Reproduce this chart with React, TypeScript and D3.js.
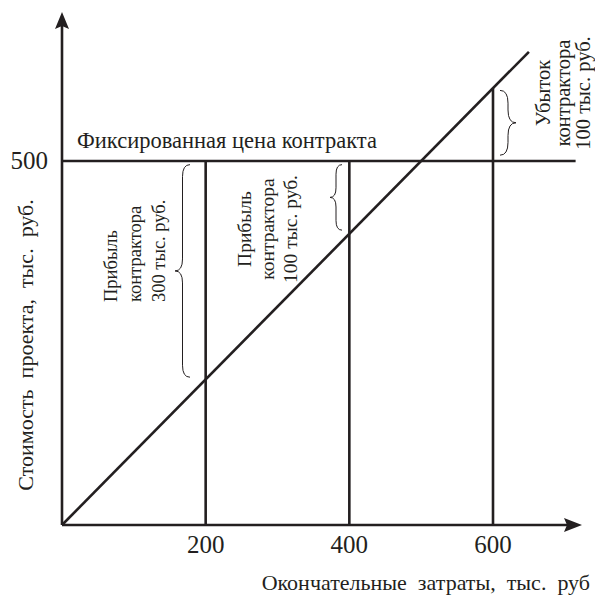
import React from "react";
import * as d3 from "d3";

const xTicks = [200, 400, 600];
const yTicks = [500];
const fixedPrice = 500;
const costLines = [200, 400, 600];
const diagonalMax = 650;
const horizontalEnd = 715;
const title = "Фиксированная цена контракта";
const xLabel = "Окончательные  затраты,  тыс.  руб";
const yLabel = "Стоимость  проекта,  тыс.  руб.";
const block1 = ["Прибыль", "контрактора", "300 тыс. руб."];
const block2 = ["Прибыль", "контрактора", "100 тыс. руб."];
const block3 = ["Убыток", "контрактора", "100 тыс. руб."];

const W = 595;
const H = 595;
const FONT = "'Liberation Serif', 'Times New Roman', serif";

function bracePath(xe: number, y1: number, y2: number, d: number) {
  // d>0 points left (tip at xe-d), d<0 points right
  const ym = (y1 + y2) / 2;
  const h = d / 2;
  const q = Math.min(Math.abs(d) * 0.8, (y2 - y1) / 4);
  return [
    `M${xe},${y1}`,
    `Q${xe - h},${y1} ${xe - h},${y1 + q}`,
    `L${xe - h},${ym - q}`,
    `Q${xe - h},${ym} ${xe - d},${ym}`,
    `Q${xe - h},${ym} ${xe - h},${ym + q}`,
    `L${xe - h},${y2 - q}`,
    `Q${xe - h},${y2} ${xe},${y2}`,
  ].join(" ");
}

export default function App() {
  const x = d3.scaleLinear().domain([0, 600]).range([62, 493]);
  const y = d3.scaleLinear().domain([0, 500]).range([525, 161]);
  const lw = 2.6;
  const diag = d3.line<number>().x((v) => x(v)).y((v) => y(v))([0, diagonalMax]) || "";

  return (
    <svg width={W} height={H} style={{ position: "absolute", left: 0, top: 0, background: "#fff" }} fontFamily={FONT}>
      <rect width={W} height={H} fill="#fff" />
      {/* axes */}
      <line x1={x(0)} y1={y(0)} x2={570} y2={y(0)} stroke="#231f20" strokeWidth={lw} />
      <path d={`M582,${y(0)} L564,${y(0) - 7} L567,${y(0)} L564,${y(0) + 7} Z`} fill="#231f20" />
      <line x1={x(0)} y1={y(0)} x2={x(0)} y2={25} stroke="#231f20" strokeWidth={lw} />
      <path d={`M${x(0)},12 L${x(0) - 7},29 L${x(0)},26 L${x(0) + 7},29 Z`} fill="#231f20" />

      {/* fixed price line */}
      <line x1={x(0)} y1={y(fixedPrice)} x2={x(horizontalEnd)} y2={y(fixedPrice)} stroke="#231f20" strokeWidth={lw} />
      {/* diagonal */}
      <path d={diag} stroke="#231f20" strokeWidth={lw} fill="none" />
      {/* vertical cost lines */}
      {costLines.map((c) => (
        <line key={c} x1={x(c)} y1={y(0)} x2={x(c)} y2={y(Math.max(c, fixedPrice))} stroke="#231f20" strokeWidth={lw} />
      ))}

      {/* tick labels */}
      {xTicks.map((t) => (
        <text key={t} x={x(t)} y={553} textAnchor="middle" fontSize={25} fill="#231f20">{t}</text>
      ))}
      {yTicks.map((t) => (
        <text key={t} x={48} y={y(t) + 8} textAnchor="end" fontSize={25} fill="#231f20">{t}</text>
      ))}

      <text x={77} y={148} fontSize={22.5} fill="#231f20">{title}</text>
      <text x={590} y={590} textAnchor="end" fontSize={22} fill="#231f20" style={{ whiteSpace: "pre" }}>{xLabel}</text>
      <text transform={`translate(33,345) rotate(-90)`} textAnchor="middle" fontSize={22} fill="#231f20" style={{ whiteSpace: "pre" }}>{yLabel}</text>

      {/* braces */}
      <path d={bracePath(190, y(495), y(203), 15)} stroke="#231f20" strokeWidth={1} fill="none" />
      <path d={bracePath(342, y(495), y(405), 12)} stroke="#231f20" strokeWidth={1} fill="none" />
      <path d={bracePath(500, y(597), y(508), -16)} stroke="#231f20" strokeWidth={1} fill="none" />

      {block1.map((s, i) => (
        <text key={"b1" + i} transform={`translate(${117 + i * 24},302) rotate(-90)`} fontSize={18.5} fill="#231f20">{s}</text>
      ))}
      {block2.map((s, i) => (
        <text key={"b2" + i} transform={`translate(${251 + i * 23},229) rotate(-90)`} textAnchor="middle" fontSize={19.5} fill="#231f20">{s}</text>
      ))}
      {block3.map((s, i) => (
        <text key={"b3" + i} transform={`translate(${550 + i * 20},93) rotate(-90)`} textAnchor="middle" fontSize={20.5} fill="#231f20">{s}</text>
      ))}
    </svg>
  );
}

--- What to work on ---
What is needed is an exact reproduction of the data, pictures excluded.

--- Correct output ---
Reproduce this chart with React, TypeScript and D3.js.
import React from "react";
import * as d3 from "d3";

const xTicks = [200, 400, 600];
const yTicks = [500];
const fixedPrice = 500;
const costLines = [200, 400, 600];
const diagonalMax = 650;
const horizontalEnd = 715;
const title = "Фиксированная цена контракта";
const xLabel = "Окончательные  затраты,  тыс.  руб";
const yLabel = "Стоимость  проекта,  тыс.  руб.";
const block1 = ["Прибыль", "контрактора", "300 тыс. руб."];
const block2 = ["Прибыль", "контрактора", "100 тыс. руб."];
const block3 = ["Убыток", "контрактора", "100 тыс. руб."];

const W = 595;
const H = 595;
const FONT = "'Liberation Serif', 'Times New Roman', serif";

function bracePath(xe: number, y1: number, y2: number, d: number) {
  // d>0 points left (tip at xe-d), d<0 points right
  const ym = (y1 + y2) / 2;
  const h = d / 2;
  const q = Math.min(Math.abs(d) * 0.8, (y2 - y1) / 4);
  return [
    `M${xe},${y1}`,
    `Q${xe - h},${y1} ${xe - h},${y1 + q}`,
    `L${xe - h},${ym - q}`,
    `Q${xe - h},${ym} ${xe - d},${ym}`,
    `Q${xe - h},${ym} ${xe - h},${ym + q}`,
    `L${xe - h},${y2 - q}`,
    `Q${xe - h},${y2} ${xe},${y2}`,
  ].join(" ");
}

export default function App() {
  const x = d3.scaleLinear().domain([0, 600]).range([62, 493]);
  const y = d3.scaleLinear().domain([0, 500]).range([525, 161]);
  const lw = 2.6;
  const diag = d3.line<number>().x((v) => x(v)).y((v) => y(v))([0, diagonalMax]) || "";

  return (
    <svg width={W} height={H} style={{ position: "absolute", left: 0, top: 0, background: "#fff" }} fontFamily={FONT}>
      <rect width={W} height={H} fill="#fff" />
      {/* axes */}
      <line x1={x(0)} y1={y(0)} x2={570} y2={y(0)} stroke="#231f20" strokeWidth={lw} />
      <path d={`M582,${y(0)} L564,${y(0) - 7} L567,${y(0)} L564,${y(0) + 7} Z`} fill="#231f20" />
      <line x1={x(0)} y1={y(0)} x2={x(0)} y2={25} stroke="#231f20" strokeWidth={lw} />
      <path d={`M${x(0)},12 L${x(0) - 7},29 L${x(0)},26 L${x(0) + 7},29 Z`} fill="#231f20" />

      {/* fixed price line */}
      <line x1={x(0)} y1={y(fixedPrice)} x2={x(horizontalEnd)} y2={y(fixedPrice)} stroke="#231f20" strokeWidth={lw} />
      {/* diagonal */}
      <path d={diag} stroke="#231f20" strokeWidth={lw} fill="none" />
      {/* vertical cost lines */}
      {costLines.map((c) => (
        <line key={c} x1={x(c)} y1={y(0)} x2={x(c)} y2={y(Math.max(c, fixedPrice))} stroke="#231f20" strokeWidth={lw} />
      ))}

      {/* tick labels */}
      {xTicks.map((t) => (
        <text key={t} x={x(t)} y={553} textAnchor="middle" fontSize={25} fill="#231f20">{t}</text>
      ))}
      {yTicks.map((t) => (
        <text key={t} x={48} y={y(t) + 8} textAnchor="end" fontSize={25} fill="#231f20">{t}</text>
      ))}

      <text x={77} y={148} fontSize={22.5} fill="#231f20">{title}</text>
      <text x={590} y={590} textAnchor="end" fontSize={22} fill="#231f20" style={{ whiteSpace: "pre" }}>{xLabel}</text>
      <text transform={`translate(33,345) rotate(-90)`} textAnchor="middle" fontSize={22} fill="#231f20" style={{ whiteSpace: "pre" }}>{yLabel}</text>

      {/* braces */}
      <path d={bracePath(190, y(495), y(203), 15)} stroke="#231f20" strokeWidth={1} fill="none" />
      <path d={bracePath(342, y(495), y(405), 12)} stroke="#231f20" strokeWidth={1} fill="none" />
      <path d={bracePath(500, y(597), y(508), -16)} stroke="#231f20" strokeWidth={1} fill="none" />

      {block1.map((s, i) => (
        <text key={"b1" + i} transform={`translate(${117 + i * 24},302) rotate(-90)`} fontSize={18.5} fill="#231f20">{s}</text>
      ))}
      {block2.map((s, i) => (
        <text key={"b2" + i} transform={`translate(${251 + i * 23},229) rotate(-90)`} textAnchor="middle" fontSize={19.5} fill="#231f20">{s}</text>
      ))}
      {block3.map((s, i) => (
        <text key={"b3" + i} transform={`translate(${550 + i * 20},93) rotate(-90)`} textAnchor="middle" fontSize={20.5} fill="#231f20">{s}</text>
      ))}
    </svg>
  );
}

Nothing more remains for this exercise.